PROBLEM TO WORK ON: Leaving out every picture, quote the data below exactly as it appears.
— Begin —
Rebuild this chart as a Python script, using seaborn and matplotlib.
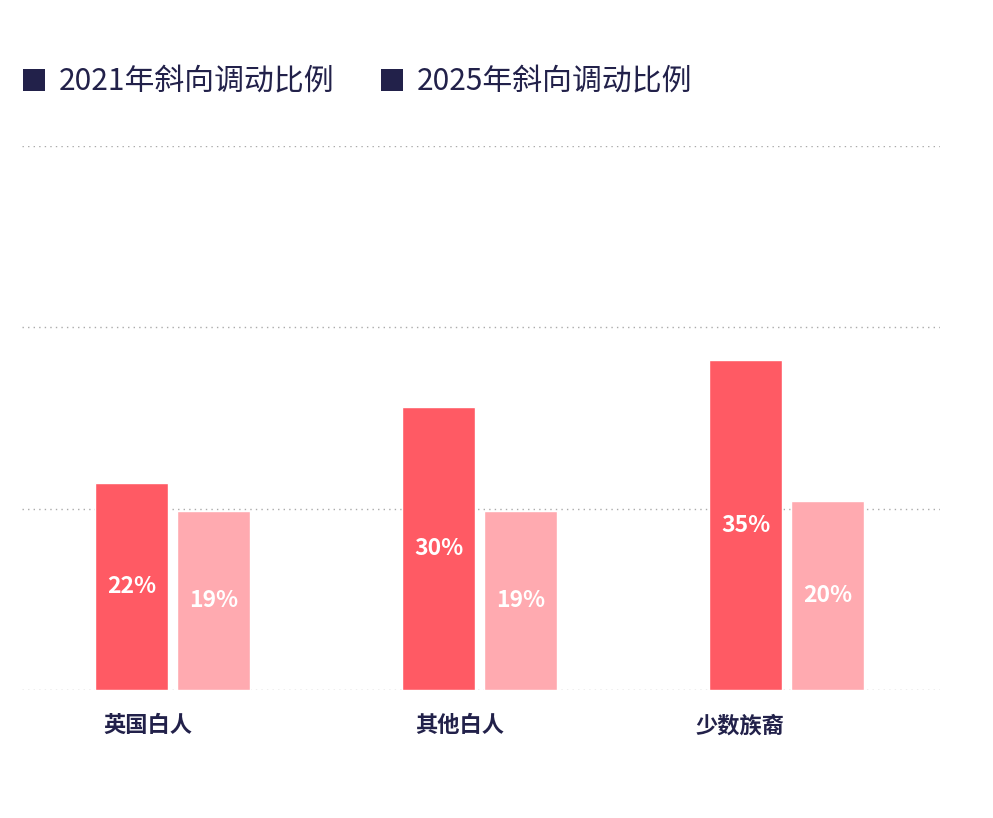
import pandas as pd
import seaborn as sns
import matplotlib.pyplot as plt
from matplotlib.patches import Patch

groups = ["英国白人", "其他白人", "少数族裔"]
years = ["2021年斜向调动比例", "2025年斜向调动比例"]
rate_2021 = [22, 30, 35]
rate_2025 = [19, 19, 20]

bar_colors = ["#ff5a64", "#ffaab0"]
navy = "#22214a"

df = pd.DataFrame({
    "group": groups * 2,
    "year": [years[0]] * 3 + [years[1]] * 3,
    "value": rate_2021 + rate_2025,
})

sns.set_style("white")
plt.rcParams["font.family"] = ["Noto Sans CJK SC", "DejaVu Sans"]

fig = plt.figure(figsize=(9.93, 8.18), dpi=100)
ax = fig.add_axes([0.0222, 0.1565, 0.9244, 0.665])

sns.barplot(data=df, x="group", y="value", hue="year", palette=bar_colors,
            width=0.534, gap=0.11, saturation=1, legend=False, ax=ax)

for cont in ax.containers:
    ax.bar_label(cont, labels=[f"{v:.0f}%" for v in cont.datavalues],
                 label_type="center", color="white", fontsize=16.5, fontweight="bold")

top = 57.7
ax.set_ylim(0, top)
ax.set_xlim(-0.49, 2.50)
ax.set_yticks([0, top / 3, 2 * top / 3, top])
ax.yaxis.grid(True, linestyle=(0, (1, 3)), color="#aaaaaa", linewidth=1)
ax.set_axisbelow(True)
ax.tick_params(axis="y", left=False, labelleft=False)
ax.tick_params(axis="x", bottom=False, pad=14)
for s in ax.spines.values():
    s.set_visible(False)
ax.set_xlabel("")
ax.set_ylabel("")

# category labels sit a little left of the bar groups
label_shift = [-0.08, -0.065, -0.15]
ax.set_xticks([i + d for i, d in enumerate(label_shift)])
ax.set_xticklabels(groups, fontsize=16, fontweight="bold", color=navy)

handles = [Patch(facecolor=navy, edgecolor="none") for _ in years]
fig.legend(handles, years, loc="center left", bbox_to_anchor=(-0.004, 0.9),
           ncol=2, frameon=False, handlelength=0.75, handleheight=0.75,
           handletextpad=0.45, columnspacing=1.55, labelcolor=navy,
           prop={"weight": "light", "size": 21.5})

fig.savefig("out.png", dpi=100, facecolor="white")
— End —
SOLVED EXERCISE:
Rebuild this chart as a Python script, using seaborn and matplotlib.
import pandas as pd
import seaborn as sns
import matplotlib.pyplot as plt
from matplotlib.patches import Patch

groups = ["英国白人", "其他白人", "少数族裔"]
years = ["2021年斜向调动比例", "2025年斜向调动比例"]
rate_2021 = [22, 30, 35]
rate_2025 = [19, 19, 20]

bar_colors = ["#ff5a64", "#ffaab0"]
navy = "#22214a"

df = pd.DataFrame({
    "group": groups * 2,
    "year": [years[0]] * 3 + [years[1]] * 3,
    "value": rate_2021 + rate_2025,
})

sns.set_style("white")
plt.rcParams["font.family"] = ["Noto Sans CJK SC", "DejaVu Sans"]

fig = plt.figure(figsize=(9.93, 8.18), dpi=100)
ax = fig.add_axes([0.0222, 0.1565, 0.9244, 0.665])

sns.barplot(data=df, x="group", y="value", hue="year", palette=bar_colors,
            width=0.534, gap=0.11, saturation=1, legend=False, ax=ax)

for cont in ax.containers:
    ax.bar_label(cont, labels=[f"{v:.0f}%" for v in cont.datavalues],
                 label_type="center", color="white", fontsize=16.5, fontweight="bold")

top = 57.7
ax.set_ylim(0, top)
ax.set_xlim(-0.49, 2.50)
ax.set_yticks([0, top / 3, 2 * top / 3, top])
ax.yaxis.grid(True, linestyle=(0, (1, 3)), color="#aaaaaa", linewidth=1)
ax.set_axisbelow(True)
ax.tick_params(axis="y", left=False, labelleft=False)
ax.tick_params(axis="x", bottom=False, pad=14)
for s in ax.spines.values():
    s.set_visible(False)
ax.set_xlabel("")
ax.set_ylabel("")

# category labels sit a little left of the bar groups
label_shift = [-0.08, -0.065, -0.15]
ax.set_xticks([i + d for i, d in enumerate(label_shift)])
ax.set_xticklabels(groups, fontsize=16, fontweight="bold", color=navy)

handles = [Patch(facecolor=navy, edgecolor="none") for _ in years]
fig.legend(handles, years, loc="center left", bbox_to_anchor=(-0.004, 0.9),
           ncol=2, frameon=False, handlelength=0.75, handleheight=0.75,
           handletextpad=0.45, columnspacing=1.55, labelcolor=navy,
           prop={"weight": "light", "size": 21.5})

fig.savefig("out.png", dpi=100, facecolor="white")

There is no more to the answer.